«Anche Stalingrado è crollata», commentavano ieri compiaciuti gli esponenti del centrodestra. Sconfessando l'idea di una roccaforte progressista, isola felice di resistenza anche del campo largo.
Analogamente al resto d'Italia, ma in una maniera tutta sua, la Puglia ha infatti ceduto al centrodestra, che ha stravinto con il 41,07% (Fratelli d'Italia 23,50%, Forza Italia 11,51%, Lega 5,28%, Noi moderati 0,78), tallonato però dal M5S al 27,96% - primo partito più votato della regione - invece che dal centrosinistra, fermo al 22,49% (Pd 16,82%, Verdi e Sinistra 3,04%, +Europa 1,92%, Impegno civico 0,71%).
La doccia fredda per il Pd
Una doccia fredda anche per Michele Emiliano, che qualche giorno prima concedeva agli elettori tiepidi con il centrosinistra di votare M5s, senza sospettare che la valanga era già in movimento.
Il consenso del M5S
L'unico vero arresto si è registrato alle porte di Foggia, guarda caso la città di Giuseppe Conte e suo collegio elettorale, dove il M5s ha superato il 33 per cento, in un testa a testa solitario con l'intero centrodestra durato tutta la notte.
«Abbiamo triplicato il Pd», esultava ieri Mario Furore, europarlamentare del Movimento nella Capitanata, un messaggio che dalla Puglia punto dritto al Nazzareno, dove a breve si terrà la vera resa dei conti.
Il tonfo del centrosinistra è rovinoso e il terzo posto in Puglia è una prova di evidenza chiarissima degli errori di valutazione commessi da più parti. Certo, il Pd si lecca le ferite cercando di caricare sui territori con a migliore performance, come Lecce. Ma il grande de profundis del centrosinistra non può riguardare solo l'errore strategico che oggi si imputa a Letta di avere escluso dalla partita i 5s nonostante le sollecitazioni di molti dei suoi, Michele Emiliano in primis.
Il presidente pugliese rilancia la sua visione: «In Puglia, dove governiamo la Regione insieme, Pd e M5S alla Camera raggiungono il 50,45% dei voti, superando il centrodestra unito che si attesta al 41,09%». Tuttavia la somma aritmetica dei due risultati alle urne non può bastare, perché ovunque il M5s ha dimostrato di avere eroso voti proprio agli ex alleati del centrosinistra (pochissimo dall'altra parte) intercettando un elettorato che in questa fase difficilmente avrebbe premiato nuovamente il tandem giallorosso.

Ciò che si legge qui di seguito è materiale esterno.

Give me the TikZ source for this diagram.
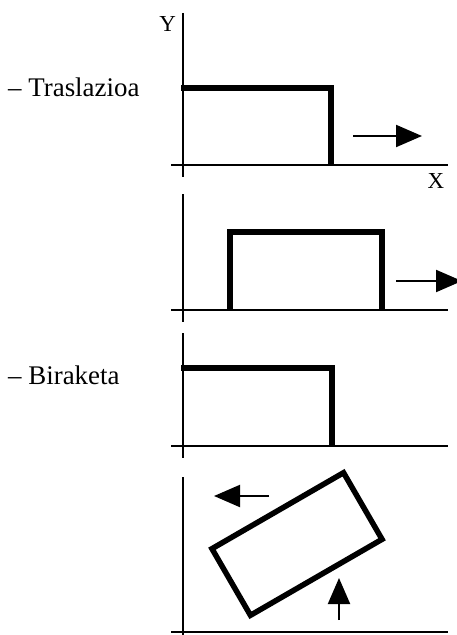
\documentclass[tikz,border=0pt]{standalone}
\usepackage{fontspec}
\setmainfont{Liberation Serif}
\usetikzlibrary{arrows.meta}
\begin{document}
\begin{tikzpicture}[x=1bp,y=-1bp,
  axis/.style={line width=1.9bp},
  boxline/.style={line width=5.5bp},
  move/.style={line width=2bp,-{Triangle[length=26bp,width=22bp]}},
  lbl/.style={font=\fontsize{27}{31}\selectfont,anchor=base west,inner sep=0pt},
  axlbl/.style={font=\fontsize{23}{27}\selectfont,inner sep=0pt}]
\useasboundingbox (0,0) rectangle (457,635);
% panel 1
\draw[axis] (183,13) -- (183,177);
\draw[axis] (171,165) -- (448,165);
\draw[boxline] (181,88) -- (331,88) -- (331,165);
\coordinate (a1s) at (353,136); \coordinate (a1e) at (422,136);
\draw[move] (a1s) -- (a1e);
\node[axlbl,anchor=base east] (ylab) at (176,32) {Y};
\node[axlbl,anchor=base] (xlab) at (436,189) {X};
\node[lbl] (tras) at (8,97) {– Traslazioa};
% panel 2
\draw[axis] (183,194) -- (183,322);
\draw[axis] (171,310) -- (448,310);
\draw[boxline] (230,310) -- (230,232) -- (382,232) -- (382,310);
\coordinate (a2s) at (396,281); \coordinate (a2e) at (462,281);
\draw[move] (a2s) -- (a2e);
% panel 3
\draw[axis] (183,333) -- (183,458);
\draw[axis] (171,446) -- (448,446);
\draw[boxline] (181,368) -- (332,368) -- (332,446);
\node[lbl] (bira) at (8,384) {– Biraketa};
% panel 4
\draw[axis] (183,477) -- (183,636);
\draw[axis] (171,632) -- (448,632);
\draw[boxline] (382.05,539.3) -- (343.55,472.7) -- (211.95,548.7) -- (250.45,615.3) -- cycle;
\coordinate (a3s) at (269,496); \coordinate (a3e) at (214,496);
\draw[move] (a3s) -- (a3e);
\coordinate (a4s) at (339,620); \coordinate (a4e) at (339,578);
\draw[move] (a4s) -- (a4e);
\end{tikzpicture}
\end{document}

E dimostrando che al di là delle apparenze l'armonia amministrativa raggiunta in Regione non solo non è meccanicamente esportabile sul piano nazionale ma anche nella stessa Puglia il laboratorio non abbia dato i frutti sperati in presenza di logiche elettorali completamente differenti.
Persino la beffa dell'accordo saltato con il Terzo Polo, non può giustificare il crollo del centrosinistra, mai così vicino alla debacle del 2018 con la guida Pd di Matteo Renzi.
In Puglia, infatti, anche complici le frizioni sull'accordo con Puglia Popolare cui andarono le postazioni ritenute utili lasciando a bocca asciutta buona parte della base, la lista di Carlo Calenda e Matteo Renzi non raggiunge il 5 per cento. Due punti sotto la media nazionale. Lo stesso Calenda ammette il risultato non proprio soddisfacente: «L'obiettivo di fermare la destra e andare avanti con Draghi non è stato raggiunto - ragiona il leader di Azione - gli italiani hanno scelto di dare una solida maggioranza alla destra sovranista».